__TASK REQUIREMENTS__: Could the lines from the start of the data through the line with "plt.rcParams['font.family'] = ['Liberation" be set down exactly, with no pictures among them?
** BEGIN **
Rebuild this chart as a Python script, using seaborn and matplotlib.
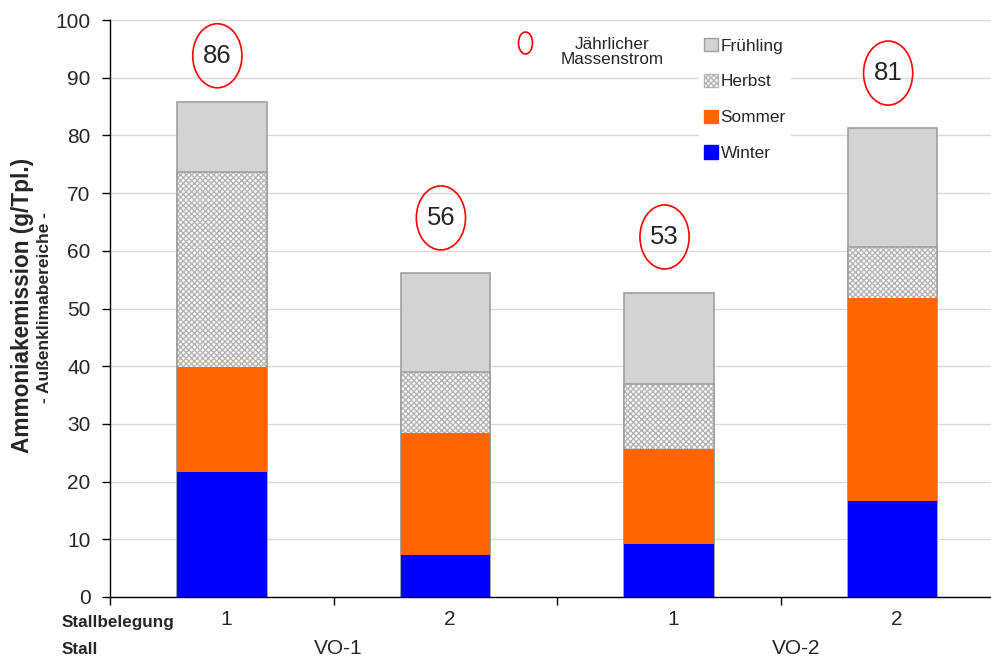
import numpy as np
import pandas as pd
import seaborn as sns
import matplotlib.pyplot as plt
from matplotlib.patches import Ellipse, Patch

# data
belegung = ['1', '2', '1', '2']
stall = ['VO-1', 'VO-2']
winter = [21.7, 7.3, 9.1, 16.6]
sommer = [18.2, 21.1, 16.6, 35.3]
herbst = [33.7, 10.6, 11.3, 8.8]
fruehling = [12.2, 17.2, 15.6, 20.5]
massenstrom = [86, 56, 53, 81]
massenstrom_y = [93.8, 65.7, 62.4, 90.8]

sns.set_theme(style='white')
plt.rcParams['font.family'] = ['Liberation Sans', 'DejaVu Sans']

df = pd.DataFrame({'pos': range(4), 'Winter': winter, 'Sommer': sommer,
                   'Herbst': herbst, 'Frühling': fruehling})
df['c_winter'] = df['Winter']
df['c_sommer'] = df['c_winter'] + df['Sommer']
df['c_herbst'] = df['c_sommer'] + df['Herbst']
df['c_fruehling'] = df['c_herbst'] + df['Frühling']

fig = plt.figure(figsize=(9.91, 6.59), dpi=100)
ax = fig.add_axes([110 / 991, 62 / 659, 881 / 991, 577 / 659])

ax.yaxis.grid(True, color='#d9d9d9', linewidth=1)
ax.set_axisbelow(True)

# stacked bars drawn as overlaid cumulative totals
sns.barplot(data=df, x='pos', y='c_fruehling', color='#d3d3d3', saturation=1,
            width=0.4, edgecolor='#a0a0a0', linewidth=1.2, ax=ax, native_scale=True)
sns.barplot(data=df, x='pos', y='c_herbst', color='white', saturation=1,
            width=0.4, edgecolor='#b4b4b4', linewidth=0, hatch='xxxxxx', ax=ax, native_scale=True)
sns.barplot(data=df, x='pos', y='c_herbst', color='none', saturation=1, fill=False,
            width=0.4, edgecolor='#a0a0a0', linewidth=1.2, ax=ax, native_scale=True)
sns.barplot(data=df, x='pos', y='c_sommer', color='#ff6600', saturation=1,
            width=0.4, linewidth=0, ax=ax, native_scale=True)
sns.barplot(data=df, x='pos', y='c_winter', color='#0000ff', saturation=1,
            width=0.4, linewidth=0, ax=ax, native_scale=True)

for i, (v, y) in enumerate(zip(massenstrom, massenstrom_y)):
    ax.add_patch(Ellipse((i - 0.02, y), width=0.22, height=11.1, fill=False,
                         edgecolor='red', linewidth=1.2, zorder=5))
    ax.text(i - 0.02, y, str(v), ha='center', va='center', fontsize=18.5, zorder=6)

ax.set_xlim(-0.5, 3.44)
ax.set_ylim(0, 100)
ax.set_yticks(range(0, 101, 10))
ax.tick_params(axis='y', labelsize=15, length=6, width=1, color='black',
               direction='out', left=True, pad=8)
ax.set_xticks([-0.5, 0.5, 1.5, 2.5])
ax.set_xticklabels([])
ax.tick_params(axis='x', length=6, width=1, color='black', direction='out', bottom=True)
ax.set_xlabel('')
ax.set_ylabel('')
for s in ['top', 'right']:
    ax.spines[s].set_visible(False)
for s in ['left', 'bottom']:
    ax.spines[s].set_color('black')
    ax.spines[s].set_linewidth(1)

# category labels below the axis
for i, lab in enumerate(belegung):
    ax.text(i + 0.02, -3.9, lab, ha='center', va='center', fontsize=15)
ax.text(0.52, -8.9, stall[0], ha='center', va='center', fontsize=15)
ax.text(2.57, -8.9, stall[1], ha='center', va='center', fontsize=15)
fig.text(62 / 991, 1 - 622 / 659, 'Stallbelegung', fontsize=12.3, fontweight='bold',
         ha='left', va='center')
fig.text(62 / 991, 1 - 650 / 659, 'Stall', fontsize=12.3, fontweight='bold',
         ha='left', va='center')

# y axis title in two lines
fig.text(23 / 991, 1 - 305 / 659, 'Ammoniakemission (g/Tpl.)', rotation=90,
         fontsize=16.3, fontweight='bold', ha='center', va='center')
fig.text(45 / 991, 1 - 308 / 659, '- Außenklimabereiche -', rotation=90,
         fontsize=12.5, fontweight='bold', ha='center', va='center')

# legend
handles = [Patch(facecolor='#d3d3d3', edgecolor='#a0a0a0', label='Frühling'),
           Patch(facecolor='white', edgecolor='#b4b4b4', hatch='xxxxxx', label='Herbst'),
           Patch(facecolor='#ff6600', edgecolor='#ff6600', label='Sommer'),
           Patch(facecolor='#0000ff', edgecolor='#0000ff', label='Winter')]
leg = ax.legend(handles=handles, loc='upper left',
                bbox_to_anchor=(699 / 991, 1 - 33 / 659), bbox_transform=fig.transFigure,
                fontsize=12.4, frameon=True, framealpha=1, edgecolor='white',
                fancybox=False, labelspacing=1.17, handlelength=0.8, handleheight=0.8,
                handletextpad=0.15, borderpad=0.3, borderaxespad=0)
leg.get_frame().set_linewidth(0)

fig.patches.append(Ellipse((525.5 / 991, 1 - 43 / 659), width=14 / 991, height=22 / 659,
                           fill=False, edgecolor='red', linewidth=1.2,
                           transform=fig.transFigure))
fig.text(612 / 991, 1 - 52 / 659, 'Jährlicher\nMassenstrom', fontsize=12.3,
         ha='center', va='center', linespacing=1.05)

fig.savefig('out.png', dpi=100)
** END **
__PROBLEM SOLUTION__:
Rebuild this chart as a Python script, using seaborn and matplotlib.
import numpy as np
import pandas as pd
import seaborn as sns
import matplotlib.pyplot as plt
from matplotlib.patches import Ellipse, Patch

# data
belegung = ['1', '2', '1', '2']
stall = ['VO-1', 'VO-2']
winter = [21.7, 7.3, 9.1, 16.6]
sommer = [18.2, 21.1, 16.6, 35.3]
herbst = [33.7, 10.6, 11.3, 8.8]
fruehling = [12.2, 17.2, 15.6, 20.5]
massenstrom = [86, 56, 53, 81]
massenstrom_y = [93.8, 65.7, 62.4, 90.8]

sns.set_theme(style='white')
plt.rcParams['font.family'] = ['Liberation Sans', 'DejaVu Sans']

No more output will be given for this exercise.